## START

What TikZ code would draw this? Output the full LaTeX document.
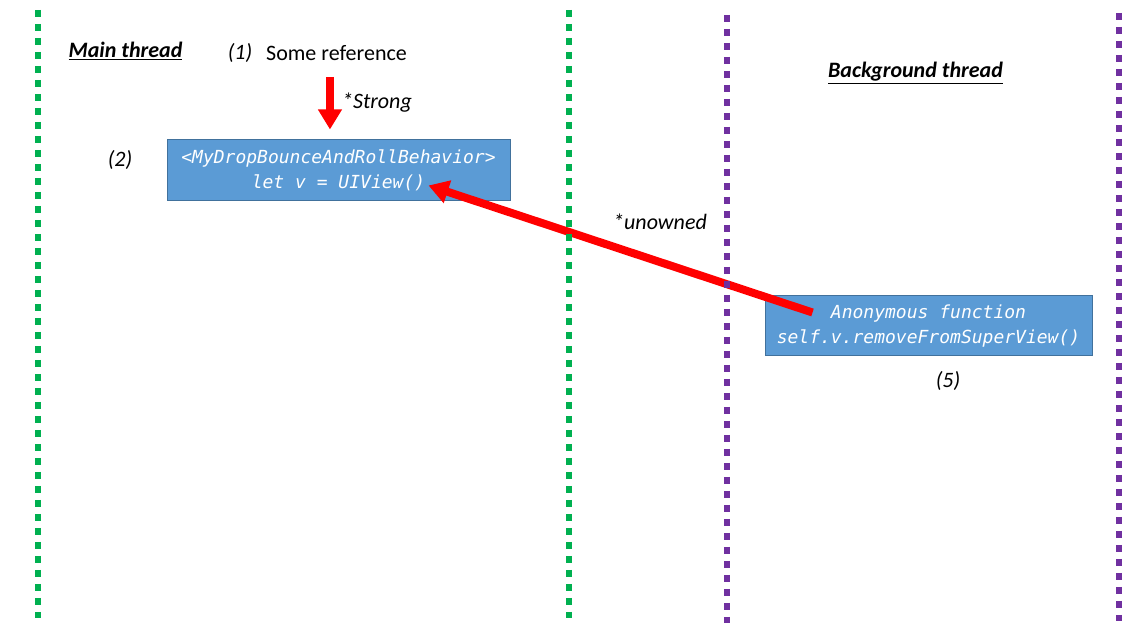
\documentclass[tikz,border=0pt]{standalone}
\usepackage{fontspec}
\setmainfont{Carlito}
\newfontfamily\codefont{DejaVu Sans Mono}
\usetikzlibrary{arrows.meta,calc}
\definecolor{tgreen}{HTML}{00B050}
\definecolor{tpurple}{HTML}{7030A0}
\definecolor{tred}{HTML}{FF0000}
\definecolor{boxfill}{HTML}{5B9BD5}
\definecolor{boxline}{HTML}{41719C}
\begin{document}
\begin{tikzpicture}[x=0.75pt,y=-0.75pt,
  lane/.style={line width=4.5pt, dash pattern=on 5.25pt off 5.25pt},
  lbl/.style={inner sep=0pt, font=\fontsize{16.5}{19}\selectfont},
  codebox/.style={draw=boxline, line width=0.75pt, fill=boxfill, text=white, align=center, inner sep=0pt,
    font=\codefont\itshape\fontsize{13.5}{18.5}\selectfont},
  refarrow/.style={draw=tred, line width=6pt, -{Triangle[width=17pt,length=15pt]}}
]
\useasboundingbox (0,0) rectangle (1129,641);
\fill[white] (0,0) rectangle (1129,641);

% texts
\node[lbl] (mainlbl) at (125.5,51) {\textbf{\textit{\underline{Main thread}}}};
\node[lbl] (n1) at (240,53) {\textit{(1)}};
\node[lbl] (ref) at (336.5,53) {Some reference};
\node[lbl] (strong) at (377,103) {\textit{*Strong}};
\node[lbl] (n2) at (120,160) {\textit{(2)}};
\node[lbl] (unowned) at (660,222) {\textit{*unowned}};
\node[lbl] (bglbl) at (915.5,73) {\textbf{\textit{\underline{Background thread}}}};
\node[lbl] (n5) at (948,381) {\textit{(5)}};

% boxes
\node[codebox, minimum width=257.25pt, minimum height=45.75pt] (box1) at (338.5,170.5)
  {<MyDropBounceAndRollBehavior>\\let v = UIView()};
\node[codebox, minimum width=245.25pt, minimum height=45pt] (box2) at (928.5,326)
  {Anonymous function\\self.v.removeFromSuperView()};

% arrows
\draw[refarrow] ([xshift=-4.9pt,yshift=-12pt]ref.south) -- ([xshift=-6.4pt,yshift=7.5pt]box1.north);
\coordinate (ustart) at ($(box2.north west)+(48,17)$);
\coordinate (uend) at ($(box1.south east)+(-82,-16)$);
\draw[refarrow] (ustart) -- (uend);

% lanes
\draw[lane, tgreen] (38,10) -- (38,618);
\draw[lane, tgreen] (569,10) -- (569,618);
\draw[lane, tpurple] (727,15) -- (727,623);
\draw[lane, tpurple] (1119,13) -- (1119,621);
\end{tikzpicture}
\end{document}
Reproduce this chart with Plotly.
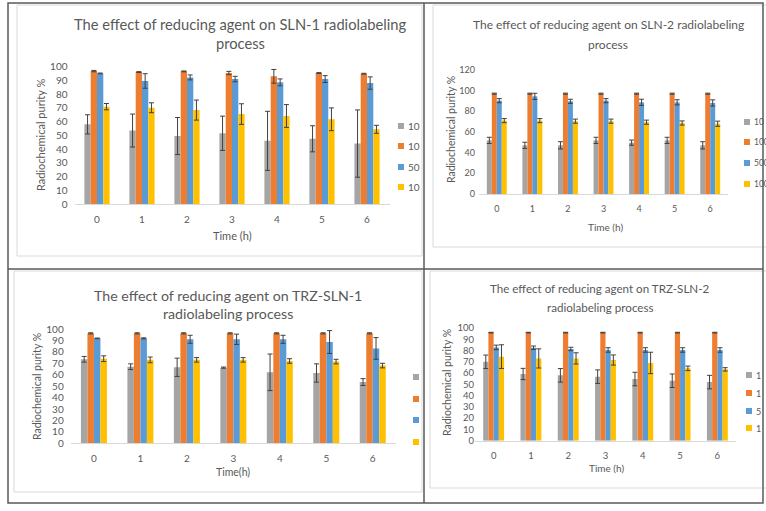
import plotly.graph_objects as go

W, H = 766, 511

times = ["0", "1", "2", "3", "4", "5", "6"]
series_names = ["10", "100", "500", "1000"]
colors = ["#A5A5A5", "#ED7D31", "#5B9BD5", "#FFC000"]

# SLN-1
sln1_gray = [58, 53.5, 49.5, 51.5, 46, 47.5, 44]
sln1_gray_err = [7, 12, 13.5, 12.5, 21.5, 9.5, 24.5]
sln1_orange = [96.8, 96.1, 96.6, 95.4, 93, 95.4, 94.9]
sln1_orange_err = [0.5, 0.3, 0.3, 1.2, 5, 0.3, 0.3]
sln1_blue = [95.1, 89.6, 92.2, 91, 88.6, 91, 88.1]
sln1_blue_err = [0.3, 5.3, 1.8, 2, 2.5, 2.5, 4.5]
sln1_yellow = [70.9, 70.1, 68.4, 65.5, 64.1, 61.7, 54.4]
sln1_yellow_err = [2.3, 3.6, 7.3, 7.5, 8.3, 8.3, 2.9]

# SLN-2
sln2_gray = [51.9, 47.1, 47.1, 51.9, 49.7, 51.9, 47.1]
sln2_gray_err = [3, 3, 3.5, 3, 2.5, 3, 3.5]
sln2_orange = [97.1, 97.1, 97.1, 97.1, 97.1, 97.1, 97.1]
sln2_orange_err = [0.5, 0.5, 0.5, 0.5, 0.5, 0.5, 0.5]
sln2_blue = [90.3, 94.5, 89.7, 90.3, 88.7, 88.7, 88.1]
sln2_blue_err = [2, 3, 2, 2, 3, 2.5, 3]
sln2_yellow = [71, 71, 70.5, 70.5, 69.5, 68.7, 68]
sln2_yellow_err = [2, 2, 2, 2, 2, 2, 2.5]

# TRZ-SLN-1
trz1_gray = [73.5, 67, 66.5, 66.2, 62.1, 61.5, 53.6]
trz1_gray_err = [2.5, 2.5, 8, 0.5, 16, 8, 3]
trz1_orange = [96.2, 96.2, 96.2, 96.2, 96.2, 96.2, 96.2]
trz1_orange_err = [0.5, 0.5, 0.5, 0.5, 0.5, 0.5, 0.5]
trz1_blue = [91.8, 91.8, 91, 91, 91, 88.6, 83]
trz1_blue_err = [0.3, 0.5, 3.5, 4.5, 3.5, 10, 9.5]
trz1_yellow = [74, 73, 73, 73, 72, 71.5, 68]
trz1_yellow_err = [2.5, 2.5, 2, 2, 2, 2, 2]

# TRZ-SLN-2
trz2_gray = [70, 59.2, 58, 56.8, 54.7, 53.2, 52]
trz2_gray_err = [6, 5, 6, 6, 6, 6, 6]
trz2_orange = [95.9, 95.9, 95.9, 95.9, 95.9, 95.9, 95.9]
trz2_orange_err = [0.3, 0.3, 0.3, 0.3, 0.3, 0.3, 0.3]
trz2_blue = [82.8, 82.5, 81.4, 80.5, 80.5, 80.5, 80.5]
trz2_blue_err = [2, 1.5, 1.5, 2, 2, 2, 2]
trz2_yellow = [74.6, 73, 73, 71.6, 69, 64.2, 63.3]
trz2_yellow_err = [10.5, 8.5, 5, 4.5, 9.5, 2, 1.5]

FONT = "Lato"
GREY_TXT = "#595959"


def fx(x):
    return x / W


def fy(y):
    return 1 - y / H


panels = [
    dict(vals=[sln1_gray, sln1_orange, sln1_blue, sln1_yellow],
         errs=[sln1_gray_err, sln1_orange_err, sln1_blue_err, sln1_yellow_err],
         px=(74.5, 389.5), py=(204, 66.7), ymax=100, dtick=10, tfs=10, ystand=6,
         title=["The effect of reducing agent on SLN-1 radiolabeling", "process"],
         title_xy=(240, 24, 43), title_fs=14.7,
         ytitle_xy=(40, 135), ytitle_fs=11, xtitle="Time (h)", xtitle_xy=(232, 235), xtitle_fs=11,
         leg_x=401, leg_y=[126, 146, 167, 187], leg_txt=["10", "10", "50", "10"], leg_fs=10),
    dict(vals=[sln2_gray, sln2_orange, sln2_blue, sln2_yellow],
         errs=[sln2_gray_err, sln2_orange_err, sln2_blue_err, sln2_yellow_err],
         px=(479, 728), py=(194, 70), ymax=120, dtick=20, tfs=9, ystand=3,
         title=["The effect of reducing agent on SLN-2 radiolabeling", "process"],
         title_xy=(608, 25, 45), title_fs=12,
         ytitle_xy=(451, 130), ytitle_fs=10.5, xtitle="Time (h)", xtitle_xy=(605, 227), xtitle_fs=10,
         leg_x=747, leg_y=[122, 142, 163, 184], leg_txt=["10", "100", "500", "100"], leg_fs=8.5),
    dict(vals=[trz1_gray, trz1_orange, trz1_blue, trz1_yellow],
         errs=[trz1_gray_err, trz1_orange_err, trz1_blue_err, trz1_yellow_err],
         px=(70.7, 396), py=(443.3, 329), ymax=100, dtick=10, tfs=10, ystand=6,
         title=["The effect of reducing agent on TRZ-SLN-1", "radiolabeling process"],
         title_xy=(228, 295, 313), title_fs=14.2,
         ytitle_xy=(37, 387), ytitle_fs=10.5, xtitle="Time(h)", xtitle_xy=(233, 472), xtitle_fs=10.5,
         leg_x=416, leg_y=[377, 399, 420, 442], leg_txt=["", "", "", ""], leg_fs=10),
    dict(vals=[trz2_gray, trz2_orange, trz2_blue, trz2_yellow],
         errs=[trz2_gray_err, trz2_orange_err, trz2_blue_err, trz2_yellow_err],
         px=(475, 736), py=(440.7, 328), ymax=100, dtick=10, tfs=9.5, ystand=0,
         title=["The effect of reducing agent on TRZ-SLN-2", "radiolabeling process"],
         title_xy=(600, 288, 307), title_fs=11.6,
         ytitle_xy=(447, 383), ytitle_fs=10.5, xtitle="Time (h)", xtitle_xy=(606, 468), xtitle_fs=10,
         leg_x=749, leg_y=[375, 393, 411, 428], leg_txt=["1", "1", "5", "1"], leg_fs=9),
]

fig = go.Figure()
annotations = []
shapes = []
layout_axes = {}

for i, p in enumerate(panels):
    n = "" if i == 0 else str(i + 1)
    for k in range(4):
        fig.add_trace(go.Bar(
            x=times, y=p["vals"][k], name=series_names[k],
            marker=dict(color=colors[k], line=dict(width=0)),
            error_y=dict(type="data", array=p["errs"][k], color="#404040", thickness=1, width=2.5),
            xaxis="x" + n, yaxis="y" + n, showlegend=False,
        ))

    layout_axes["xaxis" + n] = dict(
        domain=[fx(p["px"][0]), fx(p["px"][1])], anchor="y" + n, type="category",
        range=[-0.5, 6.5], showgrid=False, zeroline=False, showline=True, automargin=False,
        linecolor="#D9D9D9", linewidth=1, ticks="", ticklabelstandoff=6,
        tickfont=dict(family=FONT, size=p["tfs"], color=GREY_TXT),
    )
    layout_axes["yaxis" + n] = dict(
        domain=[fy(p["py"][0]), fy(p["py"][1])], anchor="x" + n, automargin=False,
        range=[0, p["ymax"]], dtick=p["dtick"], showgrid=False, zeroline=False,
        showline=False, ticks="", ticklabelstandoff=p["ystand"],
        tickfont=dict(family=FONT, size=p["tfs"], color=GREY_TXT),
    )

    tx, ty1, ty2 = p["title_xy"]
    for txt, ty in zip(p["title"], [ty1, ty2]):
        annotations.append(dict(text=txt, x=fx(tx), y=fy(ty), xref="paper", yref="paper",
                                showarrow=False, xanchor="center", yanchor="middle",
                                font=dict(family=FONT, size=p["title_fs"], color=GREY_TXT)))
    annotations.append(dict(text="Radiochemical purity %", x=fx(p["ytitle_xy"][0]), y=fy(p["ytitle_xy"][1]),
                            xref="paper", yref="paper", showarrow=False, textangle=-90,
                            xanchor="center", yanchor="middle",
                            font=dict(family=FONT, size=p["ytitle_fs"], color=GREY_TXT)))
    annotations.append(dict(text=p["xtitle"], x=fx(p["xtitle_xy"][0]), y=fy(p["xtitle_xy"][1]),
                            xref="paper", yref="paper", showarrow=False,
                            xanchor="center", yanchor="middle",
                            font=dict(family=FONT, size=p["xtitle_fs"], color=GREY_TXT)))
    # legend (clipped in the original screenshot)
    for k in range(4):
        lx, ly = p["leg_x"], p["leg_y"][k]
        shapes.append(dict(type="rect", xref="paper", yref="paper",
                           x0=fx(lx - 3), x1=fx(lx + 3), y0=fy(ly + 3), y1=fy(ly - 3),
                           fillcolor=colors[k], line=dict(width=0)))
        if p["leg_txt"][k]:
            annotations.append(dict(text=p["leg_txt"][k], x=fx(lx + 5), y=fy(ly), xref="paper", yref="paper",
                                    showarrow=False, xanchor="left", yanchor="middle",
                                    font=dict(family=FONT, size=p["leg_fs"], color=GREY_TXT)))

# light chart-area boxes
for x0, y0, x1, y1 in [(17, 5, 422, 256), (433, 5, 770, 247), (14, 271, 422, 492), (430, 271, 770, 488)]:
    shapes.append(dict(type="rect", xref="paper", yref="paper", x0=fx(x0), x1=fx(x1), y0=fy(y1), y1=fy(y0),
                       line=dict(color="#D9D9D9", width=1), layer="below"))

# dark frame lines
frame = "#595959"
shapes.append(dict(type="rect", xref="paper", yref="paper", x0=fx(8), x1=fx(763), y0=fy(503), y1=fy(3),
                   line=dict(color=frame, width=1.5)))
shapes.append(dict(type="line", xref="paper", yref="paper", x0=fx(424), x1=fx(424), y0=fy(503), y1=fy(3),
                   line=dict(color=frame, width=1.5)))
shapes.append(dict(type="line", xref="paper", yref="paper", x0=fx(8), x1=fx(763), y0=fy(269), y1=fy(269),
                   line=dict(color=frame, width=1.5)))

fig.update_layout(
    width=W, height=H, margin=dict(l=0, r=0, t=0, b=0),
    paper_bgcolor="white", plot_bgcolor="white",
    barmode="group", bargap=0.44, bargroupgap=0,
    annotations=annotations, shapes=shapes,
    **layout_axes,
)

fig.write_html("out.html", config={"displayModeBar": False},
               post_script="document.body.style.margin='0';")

## END

* What is expected *
Above are the records; copy exactly the lines from the one with "Reproduce this chart with Plotly." through the one with "return 1 - y / H", including both, and nothing more. Leave out pictures.

* Correct result *
Reproduce this chart with Plotly.
import plotly.graph_objects as go

W, H = 766, 511

times = ["0", "1", "2", "3", "4", "5", "6"]
series_names = ["10", "100", "500", "1000"]
colors = ["#A5A5A5", "#ED7D31", "#5B9BD5", "#FFC000"]

# SLN-1
sln1_gray = [58, 53.5, 49.5, 51.5, 46, 47.5, 44]
sln1_gray_err = [7, 12, 13.5, 12.5, 21.5, 9.5, 24.5]
sln1_orange = [96.8, 96.1, 96.6, 95.4, 93, 95.4, 94.9]
sln1_orange_err = [0.5, 0.3, 0.3, 1.2, 5, 0.3, 0.3]
sln1_blue = [95.1, 89.6, 92.2, 91, 88.6, 91, 88.1]
sln1_blue_err = [0.3, 5.3, 1.8, 2, 2.5, 2.5, 4.5]
sln1_yellow = [70.9, 70.1, 68.4, 65.5, 64.1, 61.7, 54.4]
sln1_yellow_err = [2.3, 3.6, 7.3, 7.5, 8.3, 8.3, 2.9]

# SLN-2
sln2_gray = [51.9, 47.1, 47.1, 51.9, 49.7, 51.9, 47.1]
sln2_gray_err = [3, 3, 3.5, 3, 2.5, 3, 3.5]
sln2_orange = [97.1, 97.1, 97.1, 97.1, 97.1, 97.1, 97.1]
sln2_orange_err = [0.5, 0.5, 0.5, 0.5, 0.5, 0.5, 0.5]
sln2_blue = [90.3, 94.5, 89.7, 90.3, 88.7, 88.7, 88.1]
sln2_blue_err = [2, 3, 2, 2, 3, 2.5, 3]
sln2_yellow = [71, 71, 70.5, 70.5, 69.5, 68.7, 68]
sln2_yellow_err = [2, 2, 2, 2, 2, 2, 2.5]

# TRZ-SLN-1
trz1_gray = [73.5, 67, 66.5, 66.2, 62.1, 61.5, 53.6]
trz1_gray_err = [2.5, 2.5, 8, 0.5, 16, 8, 3]
trz1_orange = [96.2, 96.2, 96.2, 96.2, 96.2, 96.2, 96.2]
trz1_orange_err = [0.5, 0.5, 0.5, 0.5, 0.5, 0.5, 0.5]
trz1_blue = [91.8, 91.8, 91, 91, 91, 88.6, 83]
trz1_blue_err = [0.3, 0.5, 3.5, 4.5, 3.5, 10, 9.5]
trz1_yellow = [74, 73, 73, 73, 72, 71.5, 68]
trz1_yellow_err = [2.5, 2.5, 2, 2, 2, 2, 2]

# TRZ-SLN-2
trz2_gray = [70, 59.2, 58, 56.8, 54.7, 53.2, 52]
trz2_gray_err = [6, 5, 6, 6, 6, 6, 6]
trz2_orange = [95.9, 95.9, 95.9, 95.9, 95.9, 95.9, 95.9]
trz2_orange_err = [0.3, 0.3, 0.3, 0.3, 0.3, 0.3, 0.3]
trz2_blue = [82.8, 82.5, 81.4, 80.5, 80.5, 80.5, 80.5]
trz2_blue_err = [2, 1.5, 1.5, 2, 2, 2, 2]
trz2_yellow = [74.6, 73, 73, 71.6, 69, 64.2, 63.3]
trz2_yellow_err = [10.5, 8.5, 5, 4.5, 9.5, 2, 1.5]

FONT = "Lato"
GREY_TXT = "#595959"


def fx(x):
    return x / W


def fy(y):
    return 1 - y / H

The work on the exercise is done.